La otra posición histórica clásica es la de Milcíades Peña, quien sostiene que lo sucedido fue un movimiento “defensista” de la gran burguesía porteña contra los avances desmesurados del capital extranjero. Peña instala el concepto de “oligarquía subgestora” conformada por un grupo voraz de políticos y empresarios liderados por Juárez Celman. A esa oligarquía subgestora que arrastraba al país a la quiebra, se opone Roca como la expresión más fuerte y conciente del régimen oligárquico.

La “Revolución del Parque” no tuvo alcances nacionales e incluso su escenario porteño estuvo reducido al centro de la ciudad. De hecho se peleó en un territorio de diez cuadras. Allí se levantaron los cantones, por allí desfilaron las tropas y allí murieron los combatientes. No hay un solo reclamo de esta revolución que se pueda decir de carácter nacional. Para ese año los obreros se reunían en la clandestinidad para editar sus primeros periódicos, dar a conocer sus reclamos y organizar sus primeros mitines. Pues bien, no hay noticias de que estos reclamos obreros hayan sido tenidos en cuenta por los organizadores de esta “revolución”.

No obstante, sería un error reducir lo sucedido a una rústica chirinada entre facciones de poder. En principio, sería aconsejable descartar para el análisis las perspectivas reduccionistas que pretenden encasillar los sucesos en el rigor de la lucha de clases.

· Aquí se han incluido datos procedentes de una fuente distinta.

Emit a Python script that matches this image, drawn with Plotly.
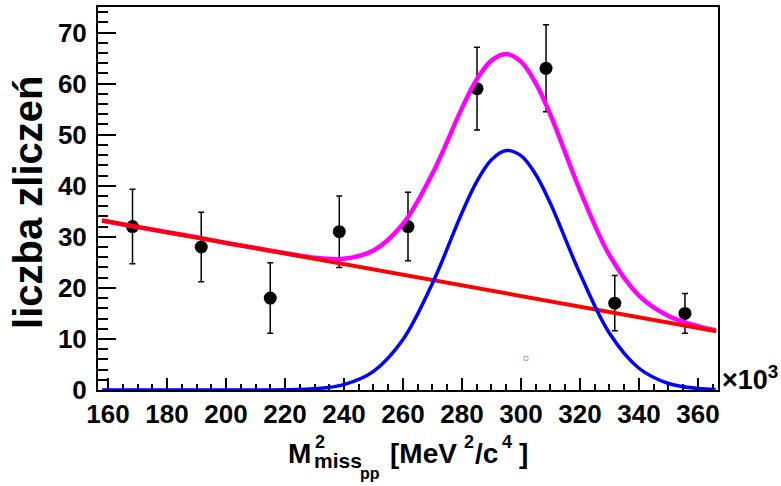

De todos modos, no deja de ser sintomático que en estas jornadas de julio estuvieran en las barricadas jóvenes como Juan B. Justo, Lisandro de la Torre, Félix Uriburu o Marcelo T. de Alvear. Digamos que los principales protagonistas de la política moderna del siglo veinte estarán en estas jornadas jugándose la vida. ¿Casualidad? No lo creo. Si hasta 1890 la contradicción política se da entre liberales y autonomistas, a partir de la “Revolución del Parque” empezará a ser entre radicales y conservadores, o entre los partidos modernos de la democracia y el “régimen falaz y descreído”.

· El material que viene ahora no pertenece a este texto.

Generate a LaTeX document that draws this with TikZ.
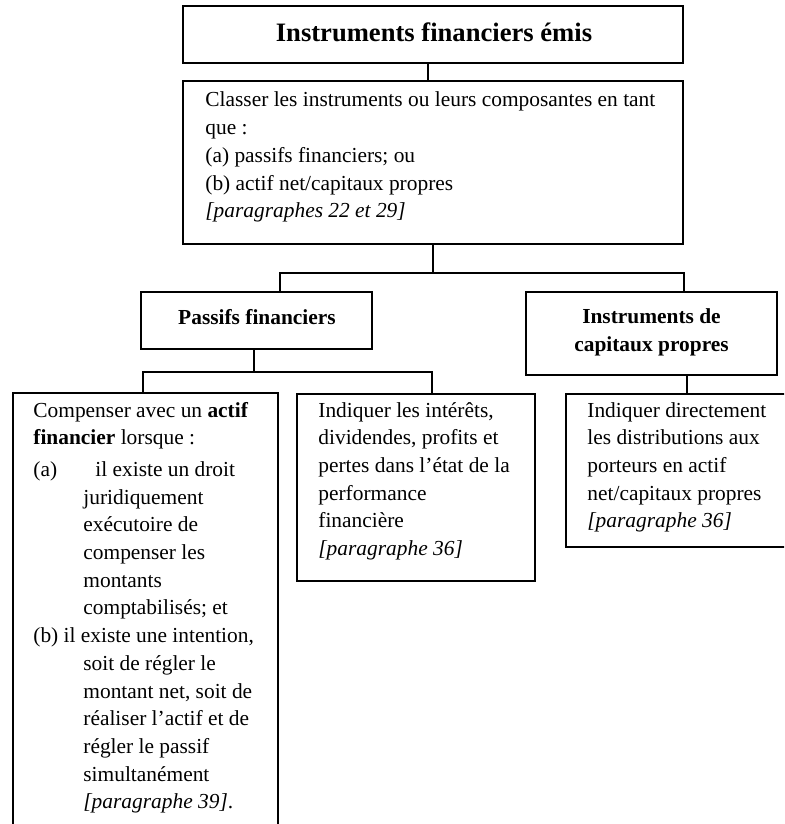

Desde una perspectiva histórica más puntual, dijimos que la “revolución” provoca la renuncia de Juárez Celman, quien será reemplazado por su vicepresidente Carlos Pellegrini. El “Gringo” designa como ministro del Interior a Roca y como Ministro de Economía a Vicente Fidel López. El régimen recupera el poder con sus mejores muñecas y sus cerebros más destacados.

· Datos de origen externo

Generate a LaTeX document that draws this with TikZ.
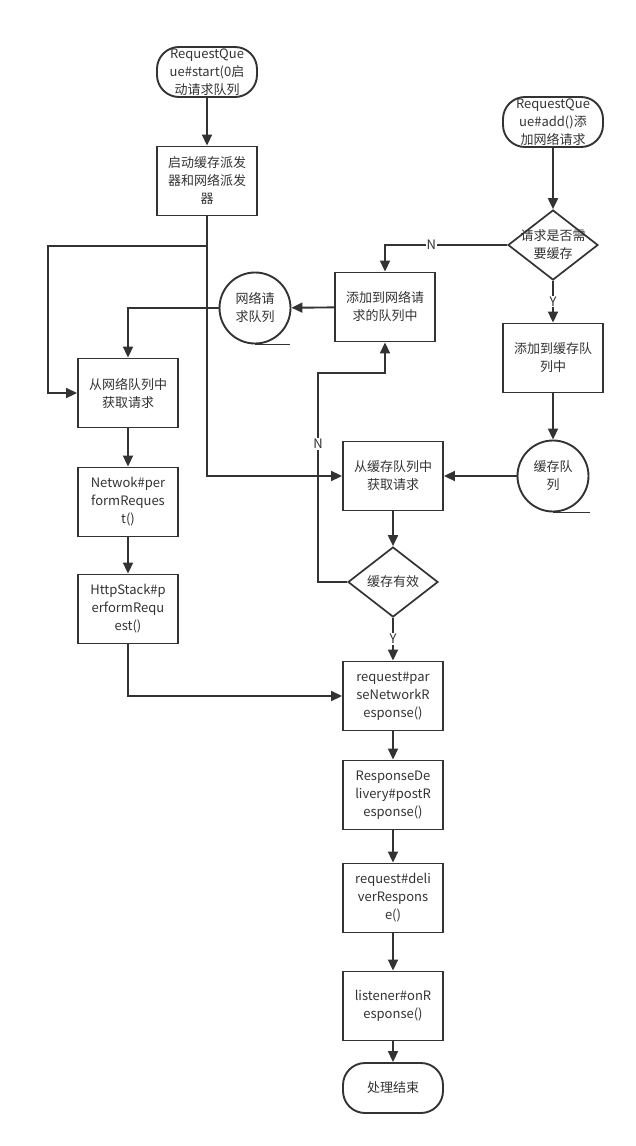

“El rey ha muerto, viva el rey” podría haber dicho Roca. O para ser mós riguroso con las palabras, debería haber dicho: “El gobierno conservador ha caído, viva el nuevo gobierno conservador”. Pellegrini, Roca y López lograrán reencauzar la economía y asegurarán por veinticinco años la estabilidad del sistema. Por su parte, los revolucionarios no tomaron el poder, pero sus retoños hicieron sus primeras armas en la barricada. En la década siguiente estos jóvenes fundarán los grandes partidos de la democracia: el radicalismo, el socialismo, la Liga del Sur. También de esta revolución saldrán los dos presidentes radicales: Yrigoyen y Alvear y, como para que ninguna contradicción falte, el primer golpista del siglo veinte, José Félix Uriburu, estará convencido de que el 6 de septiembre de 1930 estaba reeditando los mismos episodios que cuarenta años antes lo habían tenido en el Parque con un fusil en la mano.